When Android first came up with face recognition it was a gimmick; half of the time it didn't work, it took too long, you needed the right amount of light, etc etc. But I can confidently say that Microsoft's implementation is nothing like it, they've actually made it work.
I mean, fingerprints aren't that much more secure in a technical sense, but at least a lot of people don't actively post images of their fingerprints to all their social media accounts.
This is designed for home users who don't have security requirements that make them carry around OTP devices just to see their desktop.
I mean, you can argue that passwords are pretty easy to copy as well -- you just need a video camera facing at the keyboard for a day or three.
There's nothing else going on here beyond "think about Windows Hello, please". Is this really what we want HN to be about?
I guess it is an appropriate submission for Hac-- er I mean "Left-Facebook-Logged-In"-er News
Retry, abort, or fail
He probably just thought it was a neat side effect.
https://www.cnil.fr/en/windows-10-cnil-publicly-serves-forma...
What pin is this talking about? The only pin I see related to my account is a 6-digit one that the Google authenticator app generates.

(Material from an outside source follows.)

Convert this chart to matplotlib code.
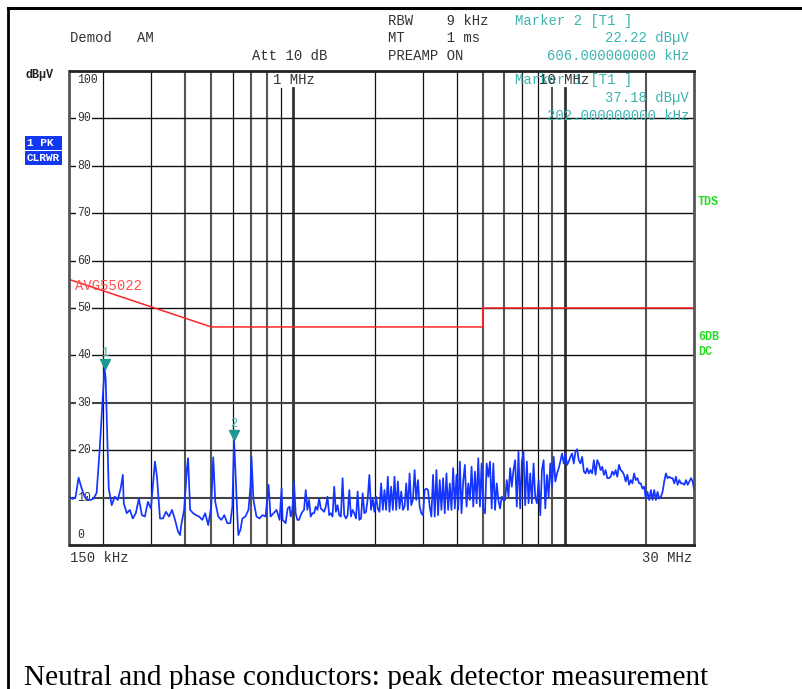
import matplotlib
matplotlib.use("Agg")
import matplotlib.pyplot as plt
from matplotlib.lines import Line2D
from matplotlib.ticker import NullLocator
from matplotlib.transforms import offset_copy

W, H = 803, 689

# ---------------- data ----------------
trace_freq_khz = [
    150.0, 153.9, 157.9, 162.0, 166.2, 170.5, 174.9, 179.4, 184.1, 188.8, 193.7, 198.8, 202.0, 203.9,
    209.2, 214.6, 220.2, 225.9, 231.7, 235.8, 237.7, 243.9, 250.2, 256.7, 263.3, 270.2, 277.2, 284.4,
    291.7, 299.3, 307.0, 309.7, 315.0, 323.2, 331.5, 340.1, 348.9, 358.0, 367.3, 376.8, 383.3, 386.5,
    396.6, 406.8, 410.3, 417.4, 428.2, 439.3, 450.7, 462.4, 474.3, 486.6, 499.2, 507.8, 516.6, 530.0,
    543.8, 557.8, 572.3, 587.1, 597.2, 606.0, 612.6, 623.2, 628.5, 639.5, 650.3, 667.1, 684.6, 696.2,
    702.3, 714.3, 732.8, 751.8, 771.3, 791.3, 804.8, 811.8, 825.9, 847.2, 869.1, 891.6, 907.0, 914.8,
    938.4, 954.6, 971.0,
    979.5, 993.3, 1007.5, 1021.9, 1036.8, 1051.6, 1066.7, 1081.7, 1097.2, 1113.0, 1128.5, 1144.6,
    1161.4, 1178.2, 1194.9, 1212.0, 1229.4, 1247.1, 1264.8, 1283.0, 1301.4, 1319.9, 1338.8, 1358.1,
    1377.5, 1397.1, 1417.1, 1437.5, 1458.2, 1478.7, 1500.0, 1521.6, 1543.1, 1565.3, 1587.8, 1610.6,
    1633.4, 1656.9, 1680.8, 1704.8, 1729.1, 1753.9, 1779.1, 1804.4, 1830.3, 1856.6, 1883.2, 1910.0,
    1937.3, 1965.3, 1993.4, 2021.7, 2050.8, 2080.2, 2109.8, 2140.1, 2170.8, 2201.7, 2233.2, 2265.2,
    2297.6, 2330.6, 2363.7, 2397.6, 2432.1, 2466.6, 2502.2, 2538.0, 2574.5, 2610.8, 2648.3, 2686.4,
    2724.9, 2763.5, 2803.2, 2843.6, 2884.7, 2925.5, 2967.5, 3010.2, 3052.8, 3096.8, 3141.2, 3186.3,
    3231.6, 3278.1, 3325.2, 3372.9, 3420.5, 3469.7, 3519.6, 3569.3, 3620.6, 3672.6, 3725.6, 3778.1,
    3832.4, 3887.6, 3943.4, 3999.2, 4056.8, 4115.1, 4173.3, 4233.3, 4294.2, 4356.0, 4417.7, 4481.1,
    4545.6, 4611.0, 4676.4, 4743.4, 4811.7, 4879.8, 4949.8, 5021.1, 5093.4, 5165.3, 5239.5, 5315.0,
    5391.4, 5467.7, 5546.4, 5626.2, 5705.7, 5787.8, 5871.2,
    5955.5, 6039.6, 6126.6, 6214.7, 6304.2, 6393.3, 6485.4, 6578.0, 6671.6, 6766.8, 6864.0, 6962.4,
    7060.8, 7163.0, 7266.0, 7370.4, 7474.7, 7582.1, 7691.1, 7800.0, 7912.4, 8025.9, 8141.4, 8256.3,
    8375.0, 8495.4, 8617.8, 8739.8, 8865.6, 8993.0, 9122.1, 9251.3, 9384.0, 9518.7, 9653.3, 9792.0,
    9933.3, 10076, 10219, 10366, 10516, 10667, 10817, 10972, 11130, 11287, 11449, 11614,
    11781, 11947, 12119, 12294, 12470, 12646, 12828, 13013, 13197, 13387, 13580, 13775,
    13970, 14171, 14375, 14581, 14787, 15000, 15216, 15431, 15653, 15878, 16106, 16334,
    16569, 16807, 17048, 17291, 17540, 17793, 18044, 18303, 18566, 18832, 19100, 19373,
    19653, 19934, 20217, 20508, 20802, 21098, 21401, 21708, 22017, 22332, 22652, 22976,
    23305, 23637, 23977, 24321, 24668, 25021, 25380, 25742, 26111, 26486, 26864, 27249,
    27640, 28035, 28435, 28842, 29255, 29675, 30000,
]
trace_level_dbuv = [
    10.1, 9.7, 10.1, 14.2, 12.0, 10.2, 9.6, 9.5, 9.8, 11.0, 20.0, 31.0, 37.2, 35.0,
    12.0, 8.4, 10.2, 9.5, 12.0, 14.8, 8.8, 6.7, 7.4, 5.6, 6.7, 9.8, 6.3, 6.0,
    9.1, 7.7, 15.1, 17.6, 14.4, 5.6, 5.6, 7.0, 6.0, 7.4, 5.3, 2.8, 2.1, 4.0,
    7.4, 16.5, 18.3, 7.4, 6.7, 6.3, 6.0, 5.3, 6.7, 4.2, 8.1, 18.5, 9.1, 6.0,
    5.3, 6.3, 4.6, 4.6, 8.1, 22.2, 15.8, 6.0, 2.1, 3.2, 5.6, 6.0, 7.4, 12.3,
    18.6, 9.5, 6.0, 5.6, 6.3, 6.0, 10.2, 12.7, 6.0, 6.7, 7.4, 5.3, 12.0, 5.3,
    4.6, 7.7, 8.1,
    6.0, 7.4, 13.4, 6.7, 5.3, 5.3, 6.3, 7.0, 7.4, 11.6, 7.4, 9.5,
    6.0, 6.7, 6.7, 8.1, 7.4, 9.8, 7.7, 7.4, 7.0, 8.1, 10.2, 6.3,
    6.7, 6.0, 12.3, 7.0, 8.4, 6.3, 6.0, 14.1, 6.3, 5.6, 6.3, 11.6,
    6.0, 7.4, 6.7, 5.6, 11.3, 5.3, 5.6, 10.9, 6.7, 7.0, 9.8, 14.8,
    7.4, 9.8, 7.0, 10.2, 7.7, 7.0, 13.0, 7.4, 11.6, 7.4, 14.4, 7.0,
    12.3, 7.4, 14.4, 7.4, 13.4, 7.7, 11.3, 7.4, 8.1, 13.0, 7.4, 15.1,
    8.4, 9.5, 15.8, 9.5, 13.7, 8.1, 6.7, 6.3, 11.6, 11.9, 11.6, 8.1,
    6.0, 14.8, 6.0, 15.8, 6.3, 13.7, 7.4, 14.1, 6.7, 15.1, 7.4, 13.0,
    7.4, 16.2, 7.7, 14.8, 7.4, 17.6, 6.7, 13.4, 16.9, 8.1, 13.0, 9.5,
    16.5, 8.1, 15.5, 8.8, 18.3, 8.1, 17.2, 7.4, 6.7, 17.2, 14.4, 17.6,
    7.7, 17.2, 7.4, 13.0, 9.5, 7.7, 10.2,
    9.5, 9.5, 13.7, 10.2, 16.2, 12.3, 15.8, 17.9, 8.1, 19.7, 7.7, 17.6,
    19.7, 8.4, 17.6, 8.8, 15.1, 8.8, 17.2, 10.2, 8.8, 13.7, 6.3, 15.8,
    17.9, 7.7, 14.8, 10.2, 17.2, 12.3, 18.6, 13.4, 15.1, 16.2, 17.6, 19.3,
    17.2, 19.3, 16.9, 17.6, 18.6, 19.3, 17.2, 19.7, 20.2, 17.9, 17.2, 18.6,
    15.5, 15.1, 16.2, 15.1, 15.8, 15.1, 17.9, 14.8, 17.9, 17.2, 15.8, 16.5,
    14.8, 15.8, 14.1, 14.1, 14.4, 15.5, 14.8, 15.8, 14.4, 16.9, 15.8, 15.5,
    14.8, 13.4, 14.8, 12.7, 13.7, 13.0, 15.1, 13.7, 14.1, 13.0, 13.0, 11.9,
    12.3, 9.8, 11.2, 9.5, 11.6, 9.5, 11.6, 9.5, 11.2, 9.8, 10.2, 11.2,
    13.4, 15.1, 14.1, 14.4, 14.1, 14.1, 13.0, 14.4, 12.7, 13.7, 13.0, 13.0,
    12.7, 13.7, 12.7, 13.4, 14.1, 13.4, 11.8,
]

limit_freq_khz = [150, 500, 5000, 5000, 30000]
limit_level_dbuv = [56, 46, 46, 50, 50]
limit_name = "AVG55022"

marker_freq_khz = [202, 606]
marker_level_dbuv = [37.18, 22.22]
marker_names = ["1", "2"]

grid_freq_khz = [200, 300, 400, 500, 600, 700, 800, 900, 1000,
                 2000, 3000, 4000, 5000, 6000, 7000, 8000, 9000, 10000, 20000]
level_ticks = [10, 20, 30, 40, 50, 60, 70, 80, 90]
x_start_label = "150 kHz"
x_stop_label = "30 MHz"
caption = "Neutral and phase conductors: peak detector measurement"

# ---------------- styles ----------------
MONO = "Liberation Mono"
TEAL = "#3bb5b0"
GRID_DARK = {400, 500, 700, 800, 5000, 6000, 9000, 20000}
GRID_BOLD = {1000, 10000}
GRID_SHORT = {900, 1000, 9000, 10000}
HGRID_GREY = {10, 30}


def fx(x):
    return x / W


def fy(y):
    return 1 - y / H


fig = plt.figure(figsize=(W / 100, H / 100), dpi=100)
fig.patch.set_facecolor("white")

ax_left, ax_right, ax_top, ax_bot = 69.5, 694.0, 71.0, 545.0
ax = fig.add_axes([fx(ax_left), fy(ax_bot), (ax_right - ax_left) / W, (ax_bot - ax_top) / H])
ax.set_xscale("log")
ax.set_xlim(150, 30000)
ax.set_ylim(0, 100)
ax.xaxis.set_major_locator(NullLocator())
ax.xaxis.set_minor_locator(NullLocator())
ax.yaxis.set_major_locator(NullLocator())
ax.yaxis.set_minor_locator(NullLocator())
for name, sp in ax.spines.items():
    sp.set_linewidth(2.0)
    sp.set_color("#222" if name in ("top", "bottom") else "#555")

# grid
short_top = 1 - (88 - ax_top) / (ax_bot - ax_top)
for f in grid_freq_khz:
    if f in GRID_BOLD:
        col, lw = "#333333", 2.0
    elif f in GRID_DARK:
        col, lw = "#555555", 1.5
    else:
        col, lw = "#111111", 0.9
    ymax = short_top if f in GRID_SHORT else 1.0
    ax.axvline(f, ymin=0, ymax=ymax, color=col, lw=lw, zorder=1)
for v in level_ticks:
    if v in HGRID_GREY:
        ax.axhline(v, color="#444444", lw=1.5, zorder=1)
    else:
        ax.axhline(v, color="#111111", lw=1.0, zorder=1)

# level labels inside plot
ytr = ax.get_yaxis_transform()
lab_kw = dict(transform=ytr, family=MONO, fontsize=8.3, color="#333333", va="center", ha="left", zorder=2,
              bbox=dict(facecolor="white", edgecolor="none", pad=0.6))
ax.text(0.012, 98.1, "100", **lab_kw)
for v in level_ticks:
    ax.text(0.012, v, str(v), **lab_kw)
ax.text(0.012, 2.1, "0", **lab_kw)

# limit line
ax.plot(limit_freq_khz, limit_level_dbuv, color="#ff2424", lw=1.1, zorder=2)
ax.text(0.009, 54.7, limit_name, transform=ytr, family=MONO, fontsize=10, color="#ff5050",
        va="center", ha="left", zorder=2)

# trace
ax.plot(trace_freq_khz, trace_level_dbuv, color="#1434ff", lw=1.25, zorder=3)

# markers
tri_tr = offset_copy(ax.transData, fig=fig, x=0, y=3.5, units="points")
ax.plot(marker_freq_khz, marker_level_dbuv, linestyle="none", marker="v", ms=6.5,
        color="#1c9a92", transform=tri_tr, zorder=4, clip_on=False)
lab_tr = offset_copy(ax.transData, fig=fig, x=0, y=11.5, units="points")
for f, v, n in zip(marker_freq_khz, marker_level_dbuv, marker_names):
    ax.text(f, v, n, transform=lab_tr, family=MONO, fontsize=8.5, color=TEAL,
            ha="center", va="center", zorder=4)

# x range labels
fig.text(fx(70), fy(558), x_start_label, family=MONO, fontsize=10, color="#333", va="center", ha="left")
fig.text(fx(692), fy(558), x_stop_label, family=MONO, fontsize=10, color="#333", va="center", ha="right")

# decade labels at top
fig.text(fx(273), fy(80), "1 MHz", family=MONO, fontsize=10, color="#333", va="center", ha="left")

# header
hk = dict(family=MONO, fontsize=10, color="#333", va="center")
fig.text(fx(70), fy(38), "Demod   AM", ha="left", **hk)
fig.text(fx(252), fy(56), "Att 10 dB", ha="left", **hk)
fig.text(fx(388), fy(21), "RBW    9 kHz", ha="left", **hk)
fig.text(fx(388), fy(38), "MT     1 ms", ha="left", **hk)
fig.text(fx(388), fy(56), "PREAMP ON", ha="left", **hk)

mk = dict(family=MONO, fontsize=10, color=TEAL, va="center")
fig.text(fx(515), fy(21), "Marker 2 [T1 ]", ha="left", **mk)
fig.text(fx(689), fy(38), "22.22 dBµV", ha="right", **mk)
fig.text(fx(689), fy(56), "606.000000000 kHz", ha="right", **mk)
fig.text(fx(515), fy(80), "Marker 1 [T1 ]", ha="left", **mk)
fig.text(fx(539), fy(80), "10 MHz", family=MONO, fontsize=10, color="#333", va="center", ha="left")
fig.text(fx(689), fy(98), "37.18 dBµV", ha="right", **mk)
fig.text(fx(689), fy(116), "202.000000000 kHz", ha="right", **mk)

# left side labels
fig.text(fx(26), fy(75), "dBµV", family=MONO, fontsize=8.5, fontweight="bold", color="#222", va="center", ha="left")
box_kw = dict(family=MONO, fontsize=8, fontweight="bold", color="white", va="center", ha="left")
fig.text(fx(27), fy(143), "1 PK ", bbox=dict(facecolor="#1238f0", edgecolor="none", pad=1.2), **box_kw)
fig.text(fx(27), fy(158), "CLRWR", bbox=dict(facecolor="#1238f0", edgecolor="none", pad=1.2), **box_kw)

# right side labels
gk = dict(family=MONO, fontsize=8.5, fontweight="bold", color="#22dd22", va="center", ha="left")
fig.text(fx(698), fy(202), "TDS", **gk)
fig.text(fx(698), fy(337), "6DB", **gk)
fig.text(fx(698), fy(352), "DC", **gk)

# outer frame
fig.add_artist(Line2D([fx(8), 1.0], [fy(8), fy(8)], transform=fig.transFigure, color="black", lw=2.2))
fig.add_artist(Line2D([fx(8), fx(8)], [fy(8), 0.0], transform=fig.transFigure, color="black", lw=2.0))

# caption
fig.text(fx(24), fy(685), caption, family="Liberation Serif", fontsize=21.2, color="black",
         va="baseline", ha="left")

fig.savefig("out.png", dpi=100, facecolor="white")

Is this some kind of enterprise feature?
Criminal defense 101: Don't talk to the police. Don't admit anything, including any sort admission of owning a phone. If they can use your face/finger to unlock a phone, that proves it is your phone. Even if you one day want to admit owning that phone, do not allow them to unlock it without your permission. The unlocking of any device should only happen after negotiations with the assistance of counsel, not at 2am in a parking lot. Use some sort of memorized password/pattern.